= Laura Dean (choreographer) =

Laura Dean (born December 3, 1945) is an American dancer, choreographer and composer. She is known for her collaborations with Steve Reich, a number of commissioned works for the Joffrey Ballet, and works for her own dance companies. Dean's earliest works were marked by a minimalist approach and an affinity for spinning; her later work saw more use of traditional dance methods.

==Awards==
Dean is the recipient of awards including the 2008 Samuel H. Scripps American Dance Festival Award for Lifetime Achievement in Dance. She has also received a "Bessie" New York Dance and Performance Award for her work with composer Steve Reich (1986). Dean has been awarded two John Simon Guggenheim Fellowships for choreography (1976 and 1981), the Montgomery Fellowship from Dartmouth College(1986), the Dance Magazine Award (1982), the Smithsonian Institution Certificate of Appreciation (1975), Harvard University's Certificate of Appreciation (1991), New York City Commission of the Status of Women Special Recognition Award (1984), the ABSOLUT Award for Artistic Achievement (1993), the Staten Island Arts Council Award for Outstanding Achievement (1988), the Lester Horton Award for Music for Dance (1994), the Brandeis Creative Arts Award for Extraordinary Artistic Achievement in Dance (1986) and an Honorary Doctorate from The College of Staten Island/The City University of New York (2001).

Laura Dean was awarded The Millennium Grant from The National Endowment for the Arts for her work with The American Indian Dance Theatre. Ms. Dean has received The National Repertory Dance Grant from The National Endowment on the Arts and The Meet the Composer Grant for her work with The Aman Folk Ensemble.

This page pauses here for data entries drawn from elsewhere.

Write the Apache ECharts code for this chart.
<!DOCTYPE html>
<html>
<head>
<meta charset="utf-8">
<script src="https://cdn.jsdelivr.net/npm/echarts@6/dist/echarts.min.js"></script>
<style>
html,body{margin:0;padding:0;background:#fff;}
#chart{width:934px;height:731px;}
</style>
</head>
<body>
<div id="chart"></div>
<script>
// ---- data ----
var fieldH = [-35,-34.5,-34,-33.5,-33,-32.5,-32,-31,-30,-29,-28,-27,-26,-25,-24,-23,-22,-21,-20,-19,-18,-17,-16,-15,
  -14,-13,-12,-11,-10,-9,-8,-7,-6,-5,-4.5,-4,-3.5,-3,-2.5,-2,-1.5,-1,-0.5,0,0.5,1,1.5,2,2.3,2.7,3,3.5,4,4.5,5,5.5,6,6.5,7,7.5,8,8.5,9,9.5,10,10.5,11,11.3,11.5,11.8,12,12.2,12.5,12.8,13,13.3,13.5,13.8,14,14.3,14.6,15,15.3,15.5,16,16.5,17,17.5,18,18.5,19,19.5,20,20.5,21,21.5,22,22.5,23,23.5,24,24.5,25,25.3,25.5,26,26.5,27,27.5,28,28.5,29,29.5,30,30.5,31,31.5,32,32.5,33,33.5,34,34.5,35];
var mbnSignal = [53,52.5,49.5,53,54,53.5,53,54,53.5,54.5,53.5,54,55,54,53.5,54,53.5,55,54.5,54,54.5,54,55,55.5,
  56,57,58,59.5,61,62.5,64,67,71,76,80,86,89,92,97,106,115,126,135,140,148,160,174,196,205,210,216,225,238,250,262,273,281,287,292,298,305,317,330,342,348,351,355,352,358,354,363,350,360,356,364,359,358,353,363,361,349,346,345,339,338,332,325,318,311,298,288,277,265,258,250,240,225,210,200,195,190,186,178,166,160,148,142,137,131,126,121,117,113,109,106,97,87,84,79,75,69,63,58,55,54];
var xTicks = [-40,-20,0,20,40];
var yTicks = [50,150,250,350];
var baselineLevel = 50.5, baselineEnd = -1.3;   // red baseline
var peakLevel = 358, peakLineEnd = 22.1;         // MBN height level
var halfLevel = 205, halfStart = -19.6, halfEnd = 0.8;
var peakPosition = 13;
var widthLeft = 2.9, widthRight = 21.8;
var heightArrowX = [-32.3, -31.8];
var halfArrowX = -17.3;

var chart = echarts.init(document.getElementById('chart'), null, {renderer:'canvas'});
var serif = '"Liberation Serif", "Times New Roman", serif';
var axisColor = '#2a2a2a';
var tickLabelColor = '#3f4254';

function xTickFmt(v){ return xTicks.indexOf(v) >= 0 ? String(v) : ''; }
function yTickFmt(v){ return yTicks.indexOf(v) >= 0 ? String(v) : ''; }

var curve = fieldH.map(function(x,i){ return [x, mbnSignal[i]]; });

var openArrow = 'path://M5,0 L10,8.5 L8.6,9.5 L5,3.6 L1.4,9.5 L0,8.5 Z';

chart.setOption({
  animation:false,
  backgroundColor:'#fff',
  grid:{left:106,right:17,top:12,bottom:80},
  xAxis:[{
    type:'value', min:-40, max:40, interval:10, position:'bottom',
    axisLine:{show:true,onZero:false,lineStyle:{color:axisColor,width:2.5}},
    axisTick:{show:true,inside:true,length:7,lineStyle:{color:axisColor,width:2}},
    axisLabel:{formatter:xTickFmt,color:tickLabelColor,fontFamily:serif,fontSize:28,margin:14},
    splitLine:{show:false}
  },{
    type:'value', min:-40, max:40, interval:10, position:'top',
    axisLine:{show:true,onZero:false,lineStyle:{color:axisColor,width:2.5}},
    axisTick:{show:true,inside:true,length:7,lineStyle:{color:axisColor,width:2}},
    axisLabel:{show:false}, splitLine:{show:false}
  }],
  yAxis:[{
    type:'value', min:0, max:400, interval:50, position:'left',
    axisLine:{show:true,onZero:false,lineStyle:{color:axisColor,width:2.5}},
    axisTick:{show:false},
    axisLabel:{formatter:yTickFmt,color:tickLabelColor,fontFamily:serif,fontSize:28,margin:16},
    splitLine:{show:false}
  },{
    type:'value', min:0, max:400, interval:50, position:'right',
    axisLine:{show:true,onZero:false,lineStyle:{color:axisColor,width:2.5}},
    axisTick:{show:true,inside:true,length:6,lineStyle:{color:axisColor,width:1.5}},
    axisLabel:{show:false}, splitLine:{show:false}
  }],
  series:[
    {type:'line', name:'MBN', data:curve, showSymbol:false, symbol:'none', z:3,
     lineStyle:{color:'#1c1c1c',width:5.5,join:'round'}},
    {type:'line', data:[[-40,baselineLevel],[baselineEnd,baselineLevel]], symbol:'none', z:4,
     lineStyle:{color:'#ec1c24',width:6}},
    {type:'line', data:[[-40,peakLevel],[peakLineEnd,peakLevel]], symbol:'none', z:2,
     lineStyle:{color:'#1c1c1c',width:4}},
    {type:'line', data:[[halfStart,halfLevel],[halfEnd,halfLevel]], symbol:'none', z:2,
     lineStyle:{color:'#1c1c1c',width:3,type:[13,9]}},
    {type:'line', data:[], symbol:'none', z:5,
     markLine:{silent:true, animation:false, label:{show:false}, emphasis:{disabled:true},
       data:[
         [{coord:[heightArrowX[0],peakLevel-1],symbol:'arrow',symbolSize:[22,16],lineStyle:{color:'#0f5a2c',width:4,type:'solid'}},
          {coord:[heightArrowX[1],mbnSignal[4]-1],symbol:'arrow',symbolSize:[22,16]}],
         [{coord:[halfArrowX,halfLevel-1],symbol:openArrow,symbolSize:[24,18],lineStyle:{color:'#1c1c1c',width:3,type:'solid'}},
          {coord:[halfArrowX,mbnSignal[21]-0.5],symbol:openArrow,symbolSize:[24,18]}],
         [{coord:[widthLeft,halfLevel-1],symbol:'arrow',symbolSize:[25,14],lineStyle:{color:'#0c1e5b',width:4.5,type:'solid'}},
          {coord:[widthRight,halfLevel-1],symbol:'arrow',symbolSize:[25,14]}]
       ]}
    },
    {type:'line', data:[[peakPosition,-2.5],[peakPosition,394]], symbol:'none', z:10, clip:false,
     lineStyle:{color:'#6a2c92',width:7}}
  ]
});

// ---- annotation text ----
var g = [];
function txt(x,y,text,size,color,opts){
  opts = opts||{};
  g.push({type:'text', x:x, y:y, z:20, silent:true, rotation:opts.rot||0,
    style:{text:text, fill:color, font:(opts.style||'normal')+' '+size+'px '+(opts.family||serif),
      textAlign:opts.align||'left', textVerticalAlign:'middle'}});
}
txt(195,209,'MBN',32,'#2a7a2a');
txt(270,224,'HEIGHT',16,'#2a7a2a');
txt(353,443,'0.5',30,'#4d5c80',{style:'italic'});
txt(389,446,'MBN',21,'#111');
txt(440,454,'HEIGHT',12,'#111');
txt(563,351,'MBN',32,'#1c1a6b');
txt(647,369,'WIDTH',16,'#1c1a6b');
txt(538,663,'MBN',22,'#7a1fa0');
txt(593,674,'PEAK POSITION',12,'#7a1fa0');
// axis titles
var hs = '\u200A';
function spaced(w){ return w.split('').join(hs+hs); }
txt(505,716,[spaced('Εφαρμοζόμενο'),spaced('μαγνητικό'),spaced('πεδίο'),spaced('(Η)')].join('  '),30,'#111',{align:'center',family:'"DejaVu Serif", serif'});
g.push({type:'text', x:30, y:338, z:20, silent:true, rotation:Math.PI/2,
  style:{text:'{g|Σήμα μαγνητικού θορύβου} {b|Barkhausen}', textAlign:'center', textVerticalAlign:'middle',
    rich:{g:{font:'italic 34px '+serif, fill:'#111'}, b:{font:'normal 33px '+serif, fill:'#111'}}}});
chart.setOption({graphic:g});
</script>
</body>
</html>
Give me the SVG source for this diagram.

Her company has received funding from The New York State Council on the Arts, The North Carolina State Arts Council, 27 grants from The National Endowment for the Arts, ATT Foundation, The Jerome Foundation, The New York Foundation, The Jerome Robbins Foundation and Trust, The Sherman Foundation, The Lila Wallace Reader's Digest Fund, The Rockefeller Foundation, The Philip Morris Foundation, and The Mary Duke Biddle Foundation.

==Career==
Laura Dean has composed thirty music scores and choreographed one hundred and nine dance works. This includes the choreography for her own dance and music company as well as for ballet companies, ice skating companies, other modern dance companies, student dance companies, The American Indian Dance Theatre and The Aman Folk Ensemble. She has choreographed nine works to the music of Steve Reich with the music played live by Steve Reich and Musicians to five of the works. Laura Dean Dancers and Musicians commissioned Steve Reich for the music Sextet for Laura Dean's dance IMPACT. Steve Reich and Laura Dean were awarded a Bessie/New York Dance and Performance Award for IMPACT/SEXTET in 1986.

Laura Dean's company has performed in the United States, Canada, New Zealand, Indonesia, India, Europe and Eastern Europe. Works for her company have been commissioned by Het Muziektheater, The Brooklyn Academy of Music, The American Dance Festival, Walker Art Center, The Holland Festival, The Avignon Festival, Dartmouth College, The Styrian Autumn Festival, Graz, Austria.

Dean has created ballets including two works for The Royal Danish Ballet with the first work DELTA with a commissioned orchestral score from the composer Gary Brooker of Procol Harum, The New York City Ballet SPACE with an orchestral score The Four Sections by Steve Reich, eight ballets for The Joffrey Ballet including CREATIVE FORCE with a commissioned score Ray One by John Zeretzke. CREATIVE FORCE was seen in the Robert Altman film The Company. CREATIVE FORCE, as part of the film, was nominated for an American Choreography Award.

Dean stopped choreographing and writing music in 2001. As of 2009, Laura Dean, the choreographer/composer, is no longer arranging and allowing restaging/reconstruction projects of her dance and music works. Dean does not allow the teaching of her choreography or music in classes, lectures, panels or in any way whatsoever.

The archive of Laura Dean's Papers is located at the David M. Rubenstein Rare Book & Manuscript Library at Duke University and includes photographic prints, negatives, slides, clippings, programs, VHS videotapes, and an audio cassette.